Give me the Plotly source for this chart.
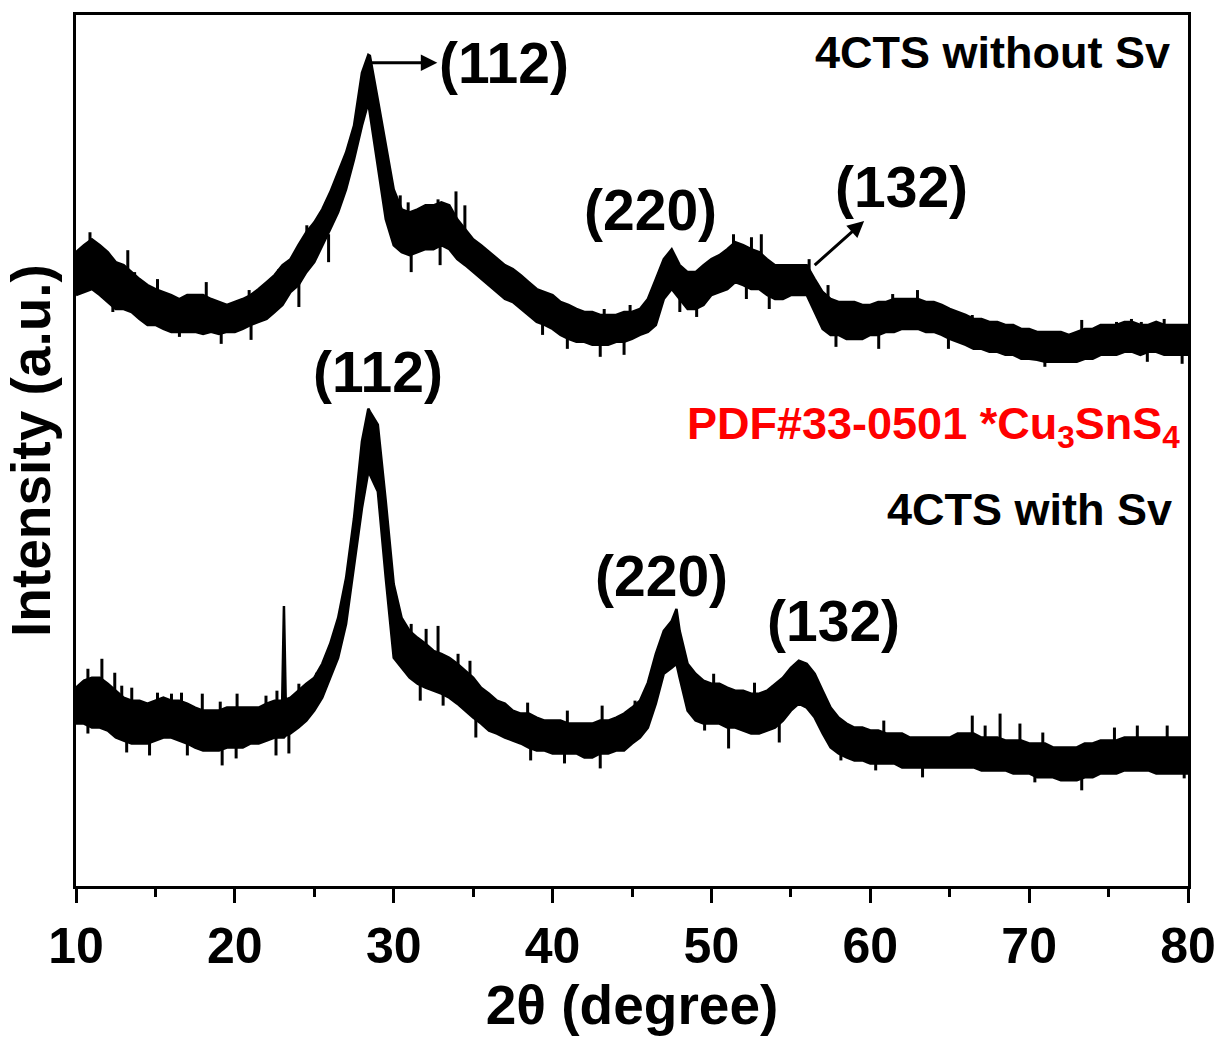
import plotly.graph_objects as go

# ---------------- data (intensity, arbitrary units) ----------------
# upper curve: 4CTS without Sv  (upper / lower edge of the noisy trace)
top_x = [10, 10.5, 11, 11.5, 12, 12.5, 13, 13.5, 14, 14.5,
         15, 15.5, 16, 16.5, 17, 17.5, 18, 18.5, 19, 19.5,
         20, 20.5, 21, 21.5, 22, 22.5, 23, 23.5, 24, 24.5,
         25, 25.5, 26, 26.5, 27, 27.5, 28, 28.4, 28.5, 29,
         29.5, 30, 30.5, 31, 31.5, 32, 32.5, 33, 33.5, 34,
         34.5, 35, 35.5, 36, 36.5, 37, 37.5, 38, 38.5, 39,
         39.5, 40, 40.5, 41, 41.5, 42, 42.5, 43, 43.5, 44,
         44.5, 45, 45.5, 46, 46.5, 47, 47.5, 48, 48.5, 49,
         49.5, 50, 50.5, 51, 51.5, 52, 52.5, 53, 53.5, 54,
         54.5, 55, 55.5, 56, 56.5, 57, 57.5, 58, 58.5, 59,
         59.5, 60, 60.5, 61, 61.5, 62, 62.5, 63, 63.5, 64,
         64.5, 65, 65.5, 66, 66.5, 67, 67.5, 68, 68.5, 69,
         69.5, 70, 70.5, 71, 71.5, 72, 72.5, 73, 73.5, 74,
         74.5, 75, 75.5, 76, 76.5, 77, 77.5, 78, 78.5, 79,
         79.5, 80]
top_hi = [636, 643, 649, 643, 636, 626, 623, 616, 609, 603,
          599, 596, 593, 589, 593, 593, 593, 589, 586, 583,
          586, 589, 593, 599, 606, 613, 623, 629, 643, 656,
          666, 679, 696, 716, 736, 763, 816, 834, 833, 789,
          746, 699, 679, 676, 679, 683, 683, 686, 683, 669,
          659, 649, 643, 636, 629, 623, 619, 613, 606, 599,
          596, 593, 586, 583, 579, 576, 576, 573, 573, 573,
          576, 576, 579, 589, 609, 629, 639, 623, 616, 616,
          623, 629, 633, 639, 646, 643, 639, 636, 629, 623,
          623, 623, 623, 623, 609, 596, 589, 586, 586, 586,
          583, 583, 586, 586, 589, 589, 589, 589, 586, 586,
          583, 579, 576, 573, 569, 569, 566, 566, 563, 563,
          559, 559, 556, 556, 556, 556, 553, 556, 559, 559,
          563, 563, 563, 566, 566, 563, 563, 566, 563, 563,
          563, 563]
top_lo = [593, 596, 599, 593, 586, 579, 579, 576, 569, 563,
          563, 559, 556, 556, 556, 556, 554, 556, 554, 556,
          556, 559, 563, 566, 569, 576, 583, 596, 603, 616,
          626, 643, 659, 676, 699, 729, 763, 786, 779, 723,
          669, 643, 636, 633, 636, 639, 639, 643, 639, 629,
          623, 616, 609, 603, 596, 589, 586, 579, 573, 566,
          563, 559, 553, 549, 546, 546, 543, 543, 543, 546,
          546, 549, 553, 556, 563, 589, 599, 589, 579, 579,
          583, 593, 596, 599, 606, 603, 599, 599, 593, 589,
          589, 593, 593, 593, 576, 559, 553, 553, 549, 549,
          549, 553, 553, 556, 556, 559, 559, 559, 556, 556,
          553, 549, 546, 543, 539, 539, 536, 536, 533, 533,
          529, 529, 528, 526, 526, 526, 526, 526, 529, 529,
          533, 533, 533, 536, 536, 533, 536, 536, 533, 533,
          533, 533]
# single noise spikes sticking out of the upper trace
top_up_x = [10.88, 13.26, 13.69, 15.13, 18.20, 20.90, 22.77, 24.53, 25.72, 30.41,
            30.91, 32.79, 33.92, 34.48, 38.93, 43.25, 44.88, 51.39, 52.52, 53.14,
            56.15, 57.34, 61.41, 62.97, 66.42, 73.31, 75.50, 76.44, 77.06, 78.50]
top_up_y = [656, 638, 616, 609, 606, 598, 619, 663, 686, 693,
            686, 689, 697, 683, 599, 579, 583, 654, 651, 654,
            629, 603, 594, 598, 573, 568, 566, 569, 566, 569]
top_dn_x = [12.32, 16.51, 19.14, 21.02, 24.03, 25.90, 31.10, 32.92, 39.37, 40.93,
            43.00, 44.50, 48.01, 49.07, 52.20, 53.64, 57.84, 60.53, 64.92, 70.99,
            77.44, 79.63]
top_dn_y = [576, 551, 544, 548, 581, 626, 616, 623, 553, 539,
            531, 533, 576, 571, 589, 579, 541, 539, 539, 521,
            526, 524]

# lower curve: 4CTS with Sv
bot_x = [10, 10.5, 11, 11.5, 12, 12.5, 13, 13.5, 14, 14.5,
         15, 15.5, 16, 16.5, 17, 17.5, 18, 18.5, 19, 19.5,
         20, 20.5, 21, 21.5, 22, 22.5, 22.98, 23.09, 23.2, 23.5,
         24, 24.5, 25, 25.5, 26, 26.5, 27, 27.5, 28, 28.4,
         28.5, 29, 29.5, 30, 30.5, 31, 31.5, 32, 32.5, 33,
         33.5, 34, 34.5, 35, 35.5, 36, 36.5, 37, 37.5, 38,
         38.5, 39, 39.5, 40, 40.5, 41, 41.5, 42, 42.5, 43,
         43.5, 44, 44.5, 45, 45.5, 46, 46.5, 47, 47.5, 47.8,
         48, 48.5, 49, 49.5, 50, 50.5, 51, 51.5, 52, 52.5,
         53, 53.5, 54, 54.5, 55, 55.5, 56, 56.5, 57, 57.5,
         58, 58.5, 59, 59.5, 60, 60.5, 61, 61.5, 62, 62.5,
         63, 63.5, 64, 64.5, 65, 65.5, 66, 66.5, 67, 67.5,
         68, 68.5, 69, 69.5, 70, 70.5, 71, 71.5, 72, 72.5,
         73, 73.5, 74, 74.5, 75, 75.5, 76, 76.5, 77, 77.5,
         78, 78.5, 79, 79.5, 80]
bot_hi = [199, 206, 209, 209, 203, 196, 189, 186, 186, 183,
          186, 189, 186, 186, 183, 179, 176, 176, 176, 179,
          179, 179, 179, 179, 183, 186, 186, 281, 187, 189,
          196, 203, 209, 223, 243, 269, 309, 369, 446, 479,
          476, 463, 386, 303, 269, 256, 249, 243, 236, 233,
          229, 223, 216, 209, 199, 193, 186, 183, 176, 173,
          173, 169, 166, 166, 166, 163, 163, 163, 163, 166,
          166, 169, 173, 179, 186, 204, 233, 256, 266, 278,
          256, 223, 213, 206, 203, 203, 199, 196, 196, 193,
          193, 196, 203, 209, 219, 226, 223, 213, 196, 179,
          169, 163, 159, 159, 156, 156, 153, 153, 153, 149,
          149, 149, 149, 149, 149, 153, 153, 153, 149, 149,
          149, 146, 146, 146, 143, 143, 143, 139, 139, 139,
          139, 143, 143, 146, 146, 146, 149, 149, 149, 149,
          149, 149, 149, 149, 149]
bot_lo = [163, 163, 159, 159, 156, 149, 146, 143, 143, 143,
          146, 149, 149, 146, 143, 139, 136, 136, 136, 139,
          139, 139, 143, 143, 146, 149, 149, 149, 151, 153,
          159, 166, 176, 189, 209, 229, 263, 323, 379, 416,
          413, 396, 309, 229, 219, 209, 203, 199, 196, 193,
          189, 183, 176, 169, 163, 156, 153, 149, 146, 143,
          139, 136, 136, 133, 133, 133, 133, 129, 129, 133,
          133, 136, 136, 143, 149, 159, 183, 213, 219, 223,
          209, 176, 166, 163, 163, 163, 159, 159, 156, 153,
          153, 156, 159, 166, 176, 183, 179, 169, 153, 139,
          133, 129, 126, 126, 123, 123, 123, 123, 119, 119,
          119, 119, 119, 119, 119, 119, 119, 119, 116, 116,
          116, 116, 113, 113, 113, 109, 109, 109, 106, 106,
          106, 109, 109, 113, 113, 113, 116, 116, 116, 116,
          113, 113, 113, 113, 113]
bot_up_x = [10.75, 11.63, 12.44, 12.88, 13.51, 15.13, 16.01, 16.64, 17.95, 19.08,
            20.14, 21.96, 22.65, 24.03, 25.15, 31.10, 32.04, 32.79, 34.05, 34.80,
            38.43, 40.93, 43.12, 45.19, 50.14, 52.71, 53.89, 60.85, 66.42, 67.23,
            68.17, 69.42, 70.86, 75.37, 76.81, 78.69]
bot_up_y = [218, 228, 214, 201, 199, 194, 193, 194, 193, 185,
            193, 191, 196, 203, 214, 263, 258, 261, 233, 226,
            184, 176, 181, 186, 213, 204, 201, 166, 171, 161,
            173, 163, 154, 159, 161, 161]
bot_dn_x = [10.75, 13.19, 14.63, 17.01, 19.20, 20.08, 22.59, 23.40, 31.67, 33.11,
            35.17, 38.62, 40.75, 43.00, 49.57, 51.08, 54.27, 58.15, 60.34, 63.29,
            70.36, 73.31, 79.76]
bot_dn_y = [153, 134, 131, 131, 121, 128, 131, 133, 186, 181,
            149, 126, 123, 118, 156, 138, 144, 126, 116, 109,
            104, 96, 108]

for a, b in [(top_x, top_hi), (top_x, top_lo), (bot_x, bot_hi), (bot_x, bot_lo),
             (top_up_x, top_up_y), (top_dn_x, top_dn_y), (bot_up_x, bot_up_y), (bot_dn_x, bot_dn_y)]:
    assert len(a) == len(b), (len(a), len(b))

peak_labels = ["(112)", "(220)", "(132)"]
sample_names = ["4CTS without Sv", "4CTS with Sv"]
phase_label = "PDF#33-0501 *Cu<sub>3</sub>SnS<sub>4</sub>"
x_ticks = [10, 20, 30, 40, 50, 60, 70, 80]

FONT = "Arial, 'Liberation Sans', sans-serif"
SPIKE_LEN = 28  # how far a spike stroke reaches back into the trace

fig = go.Figure()


def band(x, hi, lo):
    xs = list(x) + list(x)[::-1]
    ys = list(hi) + list(lo)[::-1]
    return go.Scatter(x=xs, y=ys, mode="lines", fill="toself", fillcolor="black",
                      line=dict(color="black", width=2.5), hoverinfo="skip", showlegend=False)


def spikes(ux, uy, dx, dy):
    xs, ys = [], []
    for x, y in zip(ux, uy):
        xs += [x, x, None]
        ys += [y, y - SPIKE_LEN, None]
    for x, y in zip(dx, dy):
        xs += [x, x, None]
        ys += [y, y + SPIKE_LEN, None]
    return go.Scatter(x=xs, y=ys, mode="lines", line=dict(color="black", width=3),
                      hoverinfo="skip", showlegend=False)


fig.add_trace(band(top_x, top_hi, top_lo))
fig.add_trace(spikes(top_up_x, top_up_y, top_dn_x, top_dn_y))
fig.add_trace(band(bot_x, bot_hi, bot_lo))
fig.add_trace(spikes(bot_up_x, bot_up_y, bot_dn_x, bot_dn_y))

ann_font = dict(family=FONT, size=57, color="black", weight="bold")

# labels with arrows (arrow head drawn at the label side)
fig.add_annotation(x=28.6, y=826, ax=36.93, ay=826, xref="x", yref="y", axref="x", ayref="y",
                   text=peak_labels[0], font=ann_font, showarrow=True, arrowside="start",
                   startarrowhead=2, startarrowsize=1.1, arrowwidth=3, arrowcolor="black",
                   startstandoff=0, standoff=0)
fig.add_annotation(x=56.5, y=623, ax=61.97, ay=701, xref="x", yref="y", axref="x", ayref="y",
                   text=peak_labels[2], font=ann_font, showarrow=True, arrowside="start",
                   startarrowhead=2, startarrowsize=1.1, arrowwidth=3, arrowcolor="black",
                   startstandoff=0, standoff=0)

plain_labels = [
    dict(x=46.19, y=678, text=peak_labels[1]),
    dict(x=29.04, y=516, text=peak_labels[0]),
    dict(x=46.88, y=311, text=peak_labels[1]),
    dict(x=57.71, y=266, text=peak_labels[2]),
]
for a in plain_labels:
    fig.add_annotation(x=a["x"], y=a["y"], text=a["text"], showarrow=False,
                       font=ann_font, xanchor="center", yanchor="middle")

side_font = dict(family=FONT, size=45, color="black", weight="bold")
fig.add_annotation(x=79.0, y=836, text=sample_names[0], showarrow=False, font=side_font,
                   xanchor="right", yanchor="middle")
fig.add_annotation(x=79.13, y=378, text=sample_names[1], showarrow=False, font=side_font,
                   xanchor="right", yanchor="middle")
fig.add_annotation(x=79.6, y=461, text=phase_label, showarrow=False,
                   font=dict(family=FONT, size=45, color="red", weight="bold"),
                   xanchor="right", yanchor="middle")

fig.update_layout(
    width=1228, height=1041,
    margin=dict(l=76, r=34, t=12, b=155),
    paper_bgcolor="white", plot_bgcolor="white",
    showlegend=False,
)
fig.update_xaxes(
    range=[10, 80], tickvals=x_ticks, ticktext=[str(v) for v in x_ticks],
    ticks="outside", ticklen=14, tickwidth=3, tickcolor="black",
    minor=dict(ticks="outside", ticklen=8, tickwidth=3, tickcolor="black", dtick=5, tick0=5),
    showline=True, linewidth=3, linecolor="black", mirror=True,
    showgrid=False, zeroline=False,
    tickfont=dict(family=FONT, size=50, color="black", weight="bold"),
    title=dict(text="2θ (degree)", font=dict(family=FONT, size=55, color="black", weight="bold"), standoff=8),
)
fig.update_yaxes(
    range=[0, 874], showticklabels=False, ticks="",
    showline=True, linewidth=3, linecolor="black", mirror=True,
    showgrid=False, zeroline=False,
    title=dict(text="Intensity (a.u.)", font=dict(family=FONT, size=55, color="black", weight="bold"), standoff=8),
)

fig.write_html("out.html")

══════════

Exercise: Would you reproduce the lines above, from the very first through the line containing "import plotly.graph_objects as go", exactly and without the pictures?

Written response:
Give me the Plotly source for this chart.
import plotly.graph_objects as go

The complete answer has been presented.